On Thursday, senior Hamas official Moussa Abu Marzook announced that the group was poised to resume indirect ceasefire negotiations with Israel at the end of October.
Marzook noted that while talks would likely touch on the topic of conducting a prisoner exchange for the remains of Israeli soldiers, it is not a discussion which Hamas is currently open to having. Instead, Hamas insists the talks must solely focus on the rehabilitation of Gaza, to which over $5.4 billion has already been pledged from countries including Qatar, the European Union and the United States. Palestinian Authority official Hussein al-Sheikh also revealed that Israel had agreed to allow a Turkish naval power station to dock off the coast of Gaza and provide electricity to the Strip while Gaza’s own power station is repaired.
While Hamas insists that any exchange must be negotiated separately from Gaza’s reconstruction, Israel will likely use the opportunity to push for the return of the bodies of two IDF soldiers- 2nd Lieutenant Hadar Goldin and Staff Sergeant Oron Shaul- who were killed in Gaza during Operation Protective Edge.
A Jordanian official of the Muslim Brotherhood encouraged Hamas to include demands for the release of the approximately 20-25 Jordanian prisoners currently held by Israel.
In 2011, Israel released 1,027 prisoners for the release of Corporal Gilad Shalit, who was kidnapped by Hamas in June of 2006. Early this June, the Knesset debated a number of new bills that advanced several days before the kidnapping and murder of Israeli teenagers Eyal Yifrach, Gil-Ad Shaer and Naftali Frenkel. The first bill, which was approved by the government and passed a preliminary reading, enables a judge to grant a life sentence to a prisoner without allowing the possibility of future clemency, effectively undermining the government’s ability to trade such prisoners in future political swaps.

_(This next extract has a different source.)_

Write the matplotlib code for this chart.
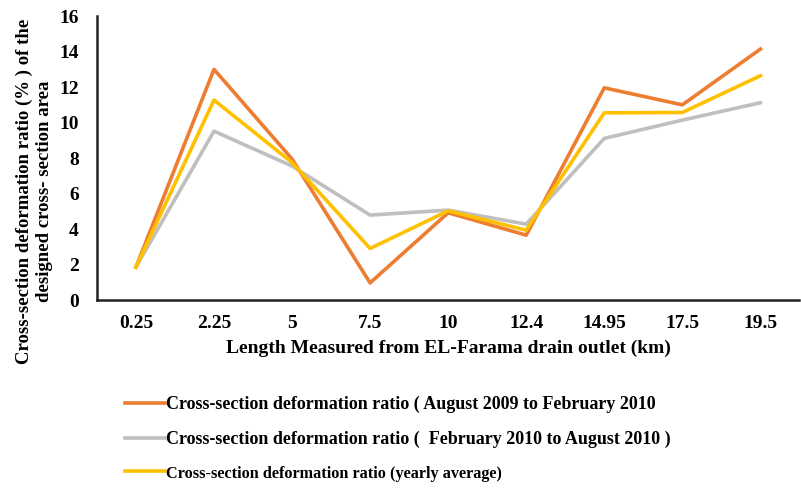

The second bill proposes that Israel release no more than one terrorist for one soldier, that no prisoners be released for bodies, that the terrorist organization with which Israel is negotiating only be allowed to choose prisoners from a pre-selected list, and that, in the event that the government decides to engage in a prisoner swap to advance peace negotiations, no more than 10 prisoners be released without receiving an Israeli soldier in return.